§ The request
Copy exactly, leaving out every image, the lines from the one with "Output the Python" through the one with "217, 261, 293]", inclusive.

§ Dataset

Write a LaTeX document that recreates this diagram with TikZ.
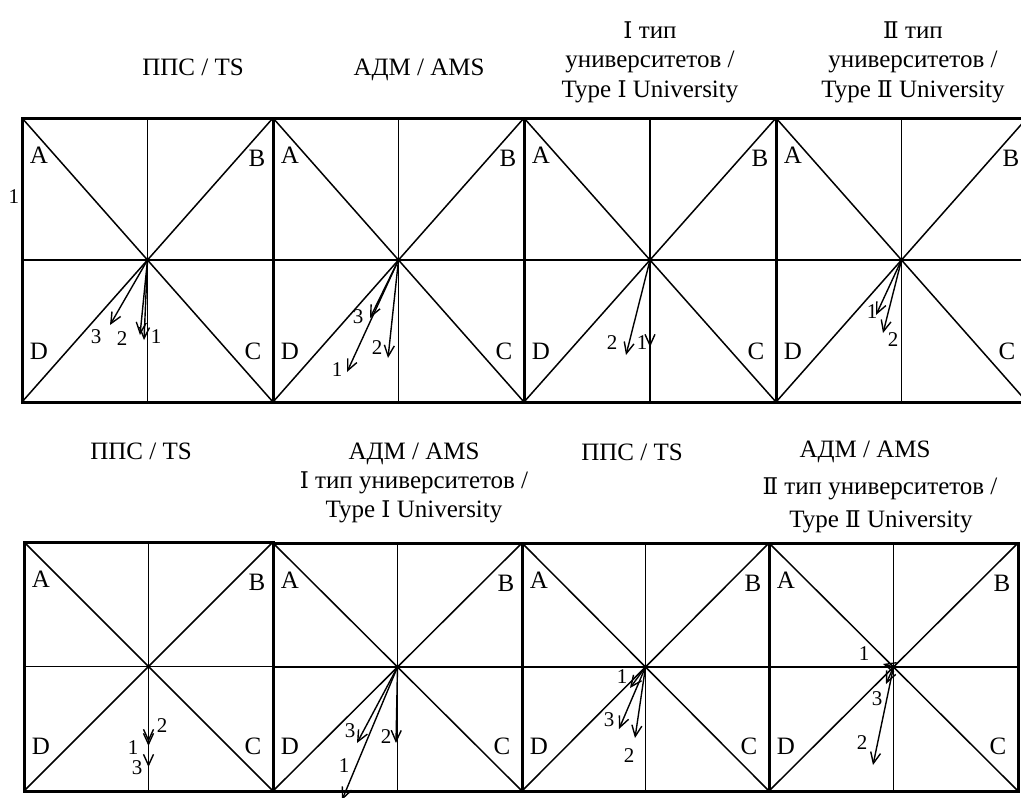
\documentclass[tikz,border=0pt]{standalone}
\usepackage{fontspec}
\setmainfont{Liberation Serif}
\newfontfamily\romfont{DejaVu Serif}[Scale=0.92]
\usetikzlibrary{positioning, calc, arrows.meta}

\begin{document}
\begin{tikzpicture}[x=1pt, y=-1pt,
    frame/.style={line width=3pt},
    grid/.style={line width=1.5pt},
    vec/.style={line width=1.4pt,
      -{Straight Barb[length=11pt, width=10pt, line width=1.4pt]}},
    corner/.style={font=\fontsize{25}{25}\selectfont, inner sep=0pt},
    num/.style={font=\fontsize{21}{21}\selectfont, inner sep=0pt},
    head/.style={font=\fontsize{25}{29.5}\selectfont,
      align=center, anchor=base, inner sep=0pt}]

  \useasboundingbox (0,0) rectangle (1021,798);

  % PANELS

  \foreach \p/\l/\r/\t/\b in {1/22/273/118/402, 2/273/524/118/402,
      3/524/776/118/402, 4/776/1027/118/402,
      5/24/273/542/791, 6/273/522/543/791,
      7/522/769/543/791, 8/769/1018/543/791} {
    \coordinate (c\p) at ({(\l+\r)/2}, {(\t+\b)/2});
    \draw[grid] (\l,\t) -- (\r,\b);
    \draw[grid] (\r,\t) -- (\l,\b);
    \draw[grid] (c\p -| \l,0) -- (c\p -| \r,0);
    \draw[grid] (c\p |- 0,\t) -- (c\p |- 0,\b);
    \draw[frame] (\l,\t) rectangle (\r,\b);
    \node[corner] (A\p) at ({\l+17}, {\t+37}) {A};
    \node[corner] (B\p) at ({\r-16}, {\t+40}) {B};
    \node[corner] (D\p) at ({\l+17}, {\b-0.18*(\b-\t)}) {D};
    \node[corner] (C\p) at ({\r-20}, {\b-0.18*(\b-\t)}) {C};
  }

  \node[num] (side) at (14,197) {1};

  % TITLES (base = last line)

  \node[head] (h1) at (193,75) {ППС / TS};
  \node[head] (h2) at (419,75) {АДМ / AMS};
  \node[head] (h3) at (650,97) {{\romfont Ⅰ} тип\\университетов /\\Type {\romfont Ⅰ} University};
  \node[head] (h4) at (913,97) {{\romfont Ⅱ} тип\\университетов /\\Type {\romfont Ⅱ} University};
  \node[head] (h5) at (141,459) {ППС / TS};
  \node[head, font=\fontsize{25}{29}\selectfont] (h6) at (414,517)
    {АДМ / AMS\\{\romfont Ⅰ} тип университетов /\\Type {\romfont Ⅰ} University};
  \node[head] (h7) at (632,460) {ППС / TS};
  \node[head] (h8a) at (865,457) {АДМ / AMS};
  \node[head] (h8b) at (880,494) {{\romfont Ⅱ} тип университетов /};
  \node[head] (h8c) at (881,527) {Type {\romfont Ⅱ} University};

  % VECTORS

  \coordinate (t1c) at (110,325);
  \coordinate (t1b) at (140,335);
  \coordinate (t1a) at (144,340);
  \draw[vec] (c1) -- (t1c);
  \draw[vec] (c1) -- (t1b);
  \draw[vec] (c1) -- (t1a);
  \node[num] (n1c) at (96,337) {3};
  \node[num] (n1b) at (122,339) {2};
  \node[num] (n1a) at (156,337) {1};

  \coordinate (t2c) at (370,318);
  \coordinate (t2a) at (347,372);
  \coordinate (t2b) at (388,358);
  \draw[vec] (c2) -- (t2c);
  \draw[vec] (c2) -- (t2a);
  \draw[vec] (c2) -- (t2b);
  \node[num] (n2c) at (358,317) {3};
  \node[num] (n2a) at (337,370) {1};
  \node[num] (n2b) at (377,348) {2};

  \coordinate (t3b) at (626,355);
  \coordinate (t3a) at (650,347);
  \draw[vec] (c3) -- (t3b);
  \draw[vec] (c3) -- (t3a);
  \node[num] (n3b) at (612,343) {2};
  \node[num] (n3a) at (642,343) {1};

  \coordinate (t4a) at (876,315);
  \coordinate (t4b) at (883,333);
  \draw[vec] (c4) -- (t4a);
  \draw[vec] (c4) -- (t4b);
  \node[num] (n4a) at (872,312) {1};
  \node[num] (n4b) at (893,340) {2};

  \coordinate (t5b) at (148.5,742);
  \coordinate (t5a) at (148.5,746);
  \coordinate (t5c) at (148.5,767);
  \draw[vec] (c5) -- (t5b);
  \draw[vec] (c5) -- (t5a);
  \draw[vec] (c5) -- (t5c);
  \node[num] (n5b) at (162,726) {2};
  \node[num] (n5a) at (133,748) {1};
  \node[num] (n5c) at (137,768) {3};

  \coordinate (t6c) at (357,743);
  \coordinate (t6b) at (396,743);
  \coordinate (t6a) at (342,800);
  \draw[vec] (c6) -- (t6c);
  \draw[vec] (c6) -- (t6b);
  \draw[vec] (c6) -- (t6a);
  \node[num] (n6c) at (350,731) {3};
  \node[num] (n6b) at (386,737) {2};
  \node[num] (n6a) at (344,766) {1};

  \coordinate (t7a) at (630,688);
  \coordinate (t7c) at (619,729);
  \coordinate (t7b) at (635,738);
  \draw[vec] (c7) -- (t7a);
  \draw[vec] (c7) -- (t7c);
  \draw[vec] (c7) -- (t7b);
  \node[num] (n7a) at (622,677) {1};
  \node[num] (n7c) at (609,720) {3};
  \node[num] (n7b) at (629,756) {2};

  \coordinate (t8a) at (883,664);
  \coordinate (t8c) at (886,684);
  \coordinate (t8b) at (873,765);
  \draw[vec] (c8) -- (t8a);
  \draw[vec] (c8) -- (t8c);
  \draw[vec] (c8) -- (t8b);
  \node[num] (n8a) at (864,654) {1};
  \node[num] (n8c) at (877,699) {3};
  \node[num] (n8b) at (862,743) {2};

\end{tikzpicture}
\end{document}
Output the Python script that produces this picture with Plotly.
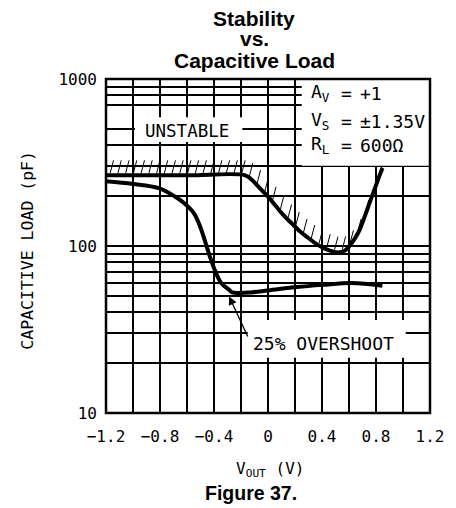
import numpy as np
import plotly.graph_objects as go

# Stability boundary (onset of instability) vs. output voltage
vout_bound = [-1.2, -0.6, -0.168, -0.12, -0.061, -0.001, 0.059, 0.118, 0.178, 0.238,
              0.297, 0.357, 0.417, 0.476, 0.524, 0.572, 0.62, 0.668, 0.716, 0.752,
              0.788, 0.824, 0.848]
cap_bound = [265, 265, 265, 249, 222, 198, 173, 152, 136, 122,
             112, 103, 96.8, 92.9, 91.6, 94.2, 104, 120, 150, 181,
             217, 261, 293]

# 25% overshoot contour
vout_os = [-1.2, -1.0, -0.81, -0.69, -0.622, -0.551, -0.503, -0.431, -0.395,
           -0.347, -0.288, -0.264, -0.145, -0.001, 0.214, 0.405, 0.62, 0.847]
cap_os = [244, 235, 222, 198, 181, 158, 131, 86.7, 72,
          60, 54.7, 52.7, 52.7, 54.2, 56.8, 58.5, 60, 57.8]

x_ticks = [-1.2, -0.8, -0.4, 0.0, 0.4, 0.8, 1.2]
x_tick_text = ["\u22121.2", "\u22120.8", "\u22120.4", "0", "0.4", "0.8", "1.2"]
x_minor = [-1.0, -0.6, -0.2, 0.2, 0.6, 1.0]
y_ticks = [10, 100, 1000]
y_tick_text = ["10", "100", "1000"]
y_minor = [20, 30, 40, 50, 60, 70, 80, 90, 200, 300, 400, 500, 700, 800, 900]

conditions = [("A<sub>V</sub>", "+1"), ("V<sub>S</sub>", "\u00b11.35V"), ("R<sub>L</sub>", "600\u03a9")]

W, H = 456, 508
ML, MR, MT, MB = 106, 15, 79, 95
PW, PH = W - ML - MR, H - MT - MB
X0, X1 = -1.2, 1.2
LOG0, LOG1 = 1.0, 3.0

MONO = "DejaVu Sans Mono"
SANS = "Liberation Sans, Arial"


def to_px(x, c):
    """data -> plot-area pixels (origin bottom-left, v upward)"""
    u = (np.asarray(x, float) - X0) / (X1 - X0) * PW
    v = (np.log10(np.asarray(c, float)) - LOG0) / (LOG1 - LOG0) * PH
    return u, v


def from_px(u, v):
    x = np.asarray(u) / PW * (X1 - X0) + X0
    c = 10 ** (np.asarray(v) / PH * (LOG1 - LOG0) + LOG0)
    return x, c


def ypaper(py):
    return (H - MB - py) / PH


def xpaper(px):
    return (px - ML) / PW


# hatch ticks on the unstable side of the boundary
ub, vb = to_px(vout_bound, cap_bound)
hu = np.arange(ub[0] + 4, ub[-1], 8.0)
hv = np.interp(hu, ub, vb)
hx, hy = [], []
for u, v in zip(hu, hv):
    xs, cs = from_px([u + 0.3, u + 3.8], [v + 2.0, v + 15.0])
    hx += [xs[0], xs[1], None]
    hy += [cs[0], cs[1], None]

fig = go.Figure()
fig.add_trace(go.Scatter(x=hx, y=hy, mode="lines", line=dict(color="black", width=1),
                         hoverinfo="skip", showlegend=False))
fig.add_trace(go.Scatter(x=vout_bound, y=cap_bound, mode="lines",
                         line=dict(color="black", width=4, shape="spline", smoothing=1.0),
                         showlegend=False))
fig.add_trace(go.Scatter(x=vout_os, y=cap_os, mode="lines",
                         line=dict(color="black", width=4, shape="spline", smoothing=1.0),
                         showlegend=False))


def box_paper(x0, x1, c0, c1):
    u0, v0 = to_px(x0, c0)
    u1, v1 = to_px(x1, c1)
    return dict(type="rect", xref="paper", yref="paper",
                x0=float(u0) / PW, x1=float(u1) / PW, y0=float(v0) / PH, y1=float(v1) / PH,
                fillcolor="white", line=dict(width=0), layer="above")


shapes = [
    box_paper(0.25, 1.2, 302, 1000),      # conditions panel
    box_paper(-0.985, -0.19, 420, 590),   # UNSTABLE label
    box_paper(-0.15, 1.02, 21.4, 36),     # overshoot label
    dict(type="rect", xref="paper", yref="paper", x0=0, x1=1, y0=0, y1=1,
         line=dict(color="black", width=2.5), fillcolor="rgba(0,0,0,0)", layer="above"),
]

ann = []
# title
for txt, py in [("Stability", 18.5), ("vs.", 39), ("Capacitive Load", 60.5)]:
    ann.append(dict(text="<b>%s</b>" % txt, xref="paper", yref="paper", x=xpaper(259.5),
                    y=ypaper(py), xanchor="center", yanchor="middle", showarrow=False,
                    font=dict(family=SANS, size=21, color="black")))
ann.append(dict(text="<b>Figure 37.</b>", xref="paper", yref="paper", x=xpaper(256),
                y=ypaper(493), xanchor="center", yanchor="middle", showarrow=False,
                font=dict(family=SANS, size=19.5, color="black")))
# axis titles
ann.append(dict(text="V<sub>OUT</sub> (V)", xref="paper", yref="paper", x=xpaper(238),
                y=ypaper(469), xanchor="left", yanchor="middle", showarrow=False,
                font=dict(family=MONO, size=16, color="black")))
ann.append(dict(text="CAPACITIVE LOAD (pF)", xref="paper", yref="paper", x=xpaper(24),
                y=ypaper(250), xanchor="center", yanchor="middle", showarrow=False,
                textangle=-90, font=dict(family=MONO, size=16.5, color="black")))
# in-plot labels
ann.append(dict(text="UNSTABLE", xref="paper", yref="paper", x=xpaper(190), y=ypaper(131),
                xanchor="center", yanchor="middle", showarrow=False,
                font=dict(family=MONO, size=17.5, color="black")))
ann.append(dict(text="25% OVERSHOOT", xref="paper", yref="paper", x=xpaper(330.5),
                y=ypaper(343), xanchor="center", yanchor="middle", showarrow=False,
                font=dict(family=MONO, size=18, color="black")))
ann.append(dict(text="", x=-0.288, y=np.log10(49.9), xref="x", yref="y",
                ax=-0.145, ay=np.log10(28.1), axref="x", ayref="y",
                showarrow=True, arrowhead=2, arrowsize=1.3, arrowwidth=1.3,
                arrowcolor="black"))
for (name, val), py in zip(conditions, [93, 121, 145]):
    ann.append(dict(text=name, xref="paper", yref="paper", x=xpaper(316), y=ypaper(py),
                    xanchor="left", yanchor="middle", showarrow=False,
                    font=dict(family=MONO, size=18, color="black")))
    ann.append(dict(text="=", xref="paper", yref="paper", x=xpaper(347), y=ypaper(py),
                    xanchor="left", yanchor="middle", showarrow=False,
                    font=dict(family=MONO, size=18, color="black")))
    ann.append(dict(text=val, xref="paper", yref="paper", x=xpaper(367), y=ypaper(py),
                    xanchor="left", yanchor="middle", showarrow=False,
                    font=dict(family=MONO, size=18, color="black")))

grid = dict(showgrid=True, gridcolor="black", gridwidth=1.5, zeroline=False,
            showline=False, ticks="")

fig.update_layout(
    width=W, height=H,
    margin=dict(l=ML, r=MR, t=MT, b=MB, pad=0),
    paper_bgcolor="white", plot_bgcolor="white",
    showlegend=False,
    xaxis=dict(range=[X0, X1], tickvals=x_ticks, ticktext=x_tick_text,
               tickfont=dict(family=MONO, size=16, color="black"),
               ticklabelstandoff=12,
               minor=dict(tickvals=x_minor, showgrid=True, gridcolor="black", gridwidth=1.5),
               **grid),
    yaxis=dict(type="log", range=[LOG0, LOG1], tickvals=y_ticks, ticktext=y_tick_text,
               tickfont=dict(family=MONO, size=16, color="black"),
               ticklabelstandoff=8,
               minor=dict(tickvals=y_minor, showgrid=True, gridcolor="black", gridwidth=1.5),
               **grid),
    shapes=shapes,
    annotations=ann,
)

fig.write_html("out.html")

§ Answer to this task
Output the Python script that produces this picture with Plotly.
import numpy as np
import plotly.graph_objects as go

# Stability boundary (onset of instability) vs. output voltage
vout_bound = [-1.2, -0.6, -0.168, -0.12, -0.061, -0.001, 0.059, 0.118, 0.178, 0.238,
              0.297, 0.357, 0.417, 0.476, 0.524, 0.572, 0.62, 0.668, 0.716, 0.752,
              0.788, 0.824, 0.848]
cap_bound = [265, 265, 265, 249, 222, 198, 173, 152, 136, 122,
             112, 103, 96.8, 92.9, 91.6, 94.2, 104, 120, 150, 181,
             217, 261, 293]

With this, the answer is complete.